Secure messaging, endpoint security, mobile flexibility
Being able to accommodate unstructured data is also an important area for healthcare. Insight explains that “[p]roviders should consider secure content containers and secure messaging platforms that can protect sensitive data while at rest and in flight.”
This point has been proven in the industry, as secure messaging options have increased in popularity. Annapolis Internal Medicine’s Dr. Kevin Groszkowki explained in an interview with HealthITSecurity.com that the facility’s implementation of a secure messaging option was due to its need for a secure communication platform that would allow it to stay HIPAA compliant.
"The platform we chose has been great for us because it allows us to communicate as solid unit," Groszkowki said. "Our clinical support staff can instantly reach physicians and NPs and vice versa. Previously, we had been using everything from iMessage to chat programs like Yahoo chat and Google chat, but they’re not HIPAA-compliant, which severely limited what we could actually say about a patient."
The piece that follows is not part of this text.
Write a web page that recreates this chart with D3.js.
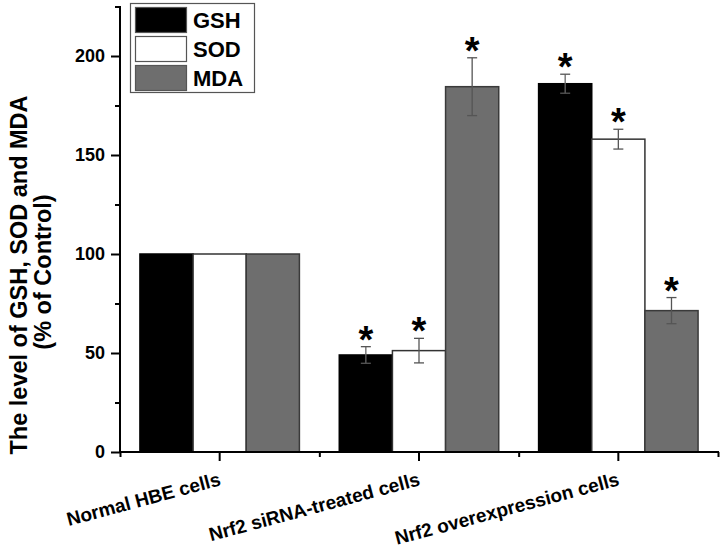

Moreover, secure messaging services are being increasingly sought after by younger patients, according to a Technology Advice survey. Specifically, 35 percent of surveyed 25 to 34-year-olds reported that secure messaging services offered outside of office hours was a desired service.
The survey also found that online appointment scheduling, online bill pay functionality, and online test results are all top priorities for patients.
In terms of Insight’s fourth point, discussing secure endpoints and network security, that has also seemingly proved true. HealthITSecurity.com contributor Rob Bathurst explained in a recent article that over time, there is an increasing need for more IT systems within healthcare. This has led to “more systems being put in place without the security maturity other industries have developed to manage those rapidly expanding support systems.”
“Endpoint technologies should include malware detection and execution prevention, full hard disk encryption, and centralized asset control,” wrote Bathurst. “Network technologies will include security and event monitoring with monitoring in each network segment or area, centralized logging, firewalls controlling the separation of critical network segments, and encrypted communication links.”
Finally, flexible deployment is also an important issue for healthcare organizations. According to Insight, “[p]roviders should ensure that mobile security solutions can be deployed both for on-premise infrastructure and cloud environments.”
Mobile security concerns should not deter healthcare organizations from implementing necessary solutions. Being able to incorporate mobile options that keep information secure on and off-site are critical tools. For example, a Spok survey found that healthcare BYOD use is declining due to health data security concerns. Specifically, 81 percent of those who do not have a BYOD policy in place said that it’s primarily due to the importance of health data security.
“Looking to the future, leaders are seeking broader solutions to facilitate better transfer of information for comprehensive workflow improvements and optimal patient care throughout the hospital facility,” the survey explained. “BYOD is a small piece of a much larger puzzle that is taking time for many institutions to frame and fill in the pieces.”
Overall, there are numerous aspects of healthcare mobile security for organizations to consider. However, with more providers looking for ways to securely use tablets and smartphones, it is no longer an issue that covered entities can easily ignore. But by taking the time to consider HIPAA regulations and how different technologies could fit into a facility’s daily operations, the right healthcare mobile security options can be found.